- [The exercise]: For the data below, report only the number of lines containing the string "with".
################
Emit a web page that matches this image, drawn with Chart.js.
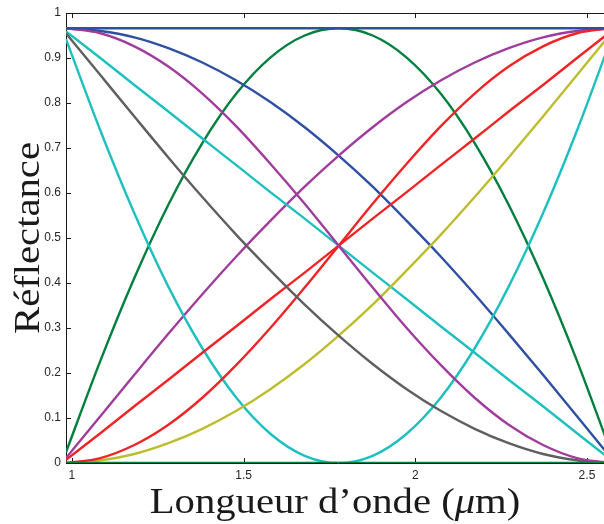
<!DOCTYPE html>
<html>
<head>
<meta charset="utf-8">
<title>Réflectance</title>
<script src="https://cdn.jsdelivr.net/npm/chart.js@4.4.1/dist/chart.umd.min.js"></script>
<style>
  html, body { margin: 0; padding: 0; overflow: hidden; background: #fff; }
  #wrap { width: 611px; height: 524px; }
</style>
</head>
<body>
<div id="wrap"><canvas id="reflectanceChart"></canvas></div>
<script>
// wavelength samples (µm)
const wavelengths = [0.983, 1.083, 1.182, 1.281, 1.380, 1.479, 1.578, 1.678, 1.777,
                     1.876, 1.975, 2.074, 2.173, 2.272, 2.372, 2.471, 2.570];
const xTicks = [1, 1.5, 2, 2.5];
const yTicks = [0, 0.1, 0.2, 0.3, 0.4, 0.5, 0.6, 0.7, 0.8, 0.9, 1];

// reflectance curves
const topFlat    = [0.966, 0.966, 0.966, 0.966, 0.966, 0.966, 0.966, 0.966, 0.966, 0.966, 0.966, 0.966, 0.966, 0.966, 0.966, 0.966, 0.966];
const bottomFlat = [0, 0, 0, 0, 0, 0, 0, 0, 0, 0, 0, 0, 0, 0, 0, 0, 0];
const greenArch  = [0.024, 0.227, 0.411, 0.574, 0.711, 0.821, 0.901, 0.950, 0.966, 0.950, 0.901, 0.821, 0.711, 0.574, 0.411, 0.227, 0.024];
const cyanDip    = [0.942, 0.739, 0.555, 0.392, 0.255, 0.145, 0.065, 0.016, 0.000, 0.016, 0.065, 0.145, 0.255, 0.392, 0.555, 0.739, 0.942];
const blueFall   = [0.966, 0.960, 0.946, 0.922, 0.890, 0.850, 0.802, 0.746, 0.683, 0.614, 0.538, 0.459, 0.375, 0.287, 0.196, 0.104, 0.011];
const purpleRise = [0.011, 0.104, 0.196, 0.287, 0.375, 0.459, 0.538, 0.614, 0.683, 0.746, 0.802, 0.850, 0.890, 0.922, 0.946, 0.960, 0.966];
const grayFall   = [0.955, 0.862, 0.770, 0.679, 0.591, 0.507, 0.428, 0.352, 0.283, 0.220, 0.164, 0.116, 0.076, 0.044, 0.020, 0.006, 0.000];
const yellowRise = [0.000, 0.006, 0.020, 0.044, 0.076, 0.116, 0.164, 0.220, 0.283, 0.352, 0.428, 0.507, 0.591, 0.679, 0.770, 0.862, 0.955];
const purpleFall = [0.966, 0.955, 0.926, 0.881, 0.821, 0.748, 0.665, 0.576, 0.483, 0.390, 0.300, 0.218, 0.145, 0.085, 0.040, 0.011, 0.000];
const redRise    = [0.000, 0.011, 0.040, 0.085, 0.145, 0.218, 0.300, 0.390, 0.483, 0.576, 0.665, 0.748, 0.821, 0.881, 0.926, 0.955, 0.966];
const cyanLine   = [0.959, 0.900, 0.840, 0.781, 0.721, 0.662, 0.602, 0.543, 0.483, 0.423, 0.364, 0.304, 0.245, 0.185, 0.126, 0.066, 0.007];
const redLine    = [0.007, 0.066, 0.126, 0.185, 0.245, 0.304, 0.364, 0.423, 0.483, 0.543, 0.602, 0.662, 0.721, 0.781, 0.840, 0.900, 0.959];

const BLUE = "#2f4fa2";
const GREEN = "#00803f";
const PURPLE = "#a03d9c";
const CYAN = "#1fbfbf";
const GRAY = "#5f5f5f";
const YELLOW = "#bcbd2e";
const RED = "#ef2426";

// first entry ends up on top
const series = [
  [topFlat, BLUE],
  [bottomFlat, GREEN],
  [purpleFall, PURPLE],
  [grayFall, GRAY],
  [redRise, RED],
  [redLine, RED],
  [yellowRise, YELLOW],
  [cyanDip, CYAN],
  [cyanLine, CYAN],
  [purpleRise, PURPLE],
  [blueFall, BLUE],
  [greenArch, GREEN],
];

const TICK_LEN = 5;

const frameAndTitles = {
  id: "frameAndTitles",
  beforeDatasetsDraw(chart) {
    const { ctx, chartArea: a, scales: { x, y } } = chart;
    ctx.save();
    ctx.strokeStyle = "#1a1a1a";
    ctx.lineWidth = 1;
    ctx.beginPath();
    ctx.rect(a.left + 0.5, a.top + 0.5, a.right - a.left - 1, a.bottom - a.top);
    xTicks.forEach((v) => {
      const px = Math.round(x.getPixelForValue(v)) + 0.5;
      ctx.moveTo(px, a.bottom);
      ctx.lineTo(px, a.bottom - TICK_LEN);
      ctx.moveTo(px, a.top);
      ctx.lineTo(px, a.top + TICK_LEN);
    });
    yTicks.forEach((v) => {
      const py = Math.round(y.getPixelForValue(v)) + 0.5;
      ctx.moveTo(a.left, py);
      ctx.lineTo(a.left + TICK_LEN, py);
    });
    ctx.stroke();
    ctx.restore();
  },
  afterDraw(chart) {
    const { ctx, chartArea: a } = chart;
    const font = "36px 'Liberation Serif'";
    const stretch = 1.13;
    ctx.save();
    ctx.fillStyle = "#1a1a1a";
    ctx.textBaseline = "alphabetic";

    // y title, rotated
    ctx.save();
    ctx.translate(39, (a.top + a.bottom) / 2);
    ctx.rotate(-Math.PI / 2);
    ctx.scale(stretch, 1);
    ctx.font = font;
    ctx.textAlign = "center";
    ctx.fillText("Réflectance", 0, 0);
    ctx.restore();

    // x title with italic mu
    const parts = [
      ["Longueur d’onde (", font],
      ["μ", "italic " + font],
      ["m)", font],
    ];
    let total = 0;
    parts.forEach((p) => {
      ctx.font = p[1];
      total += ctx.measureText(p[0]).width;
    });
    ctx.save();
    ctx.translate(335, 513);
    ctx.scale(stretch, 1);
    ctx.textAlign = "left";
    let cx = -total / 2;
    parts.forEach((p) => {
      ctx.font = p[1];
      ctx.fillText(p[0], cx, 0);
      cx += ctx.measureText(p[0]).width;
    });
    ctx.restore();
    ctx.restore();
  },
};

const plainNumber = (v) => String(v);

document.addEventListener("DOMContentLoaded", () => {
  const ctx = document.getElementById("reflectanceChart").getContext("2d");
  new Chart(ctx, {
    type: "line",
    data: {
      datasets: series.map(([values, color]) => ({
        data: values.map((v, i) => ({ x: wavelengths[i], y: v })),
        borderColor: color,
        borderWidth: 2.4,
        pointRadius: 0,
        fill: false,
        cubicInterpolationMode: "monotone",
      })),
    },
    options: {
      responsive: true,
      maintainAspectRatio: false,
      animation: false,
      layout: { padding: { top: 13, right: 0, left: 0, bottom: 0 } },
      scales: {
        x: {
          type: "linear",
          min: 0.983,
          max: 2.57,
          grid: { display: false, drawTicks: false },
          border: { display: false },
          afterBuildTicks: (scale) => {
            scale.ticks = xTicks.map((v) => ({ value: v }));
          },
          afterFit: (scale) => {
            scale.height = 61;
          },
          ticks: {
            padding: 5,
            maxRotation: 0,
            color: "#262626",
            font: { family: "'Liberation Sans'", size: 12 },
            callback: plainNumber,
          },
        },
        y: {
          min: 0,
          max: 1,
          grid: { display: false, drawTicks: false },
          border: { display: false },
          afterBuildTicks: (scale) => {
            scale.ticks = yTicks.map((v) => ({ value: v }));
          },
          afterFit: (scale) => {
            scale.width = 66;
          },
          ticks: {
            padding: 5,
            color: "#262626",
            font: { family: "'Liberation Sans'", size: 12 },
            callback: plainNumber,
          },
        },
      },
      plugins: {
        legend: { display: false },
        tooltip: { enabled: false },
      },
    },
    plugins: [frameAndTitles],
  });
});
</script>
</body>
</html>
################
- [Problem solution]: 2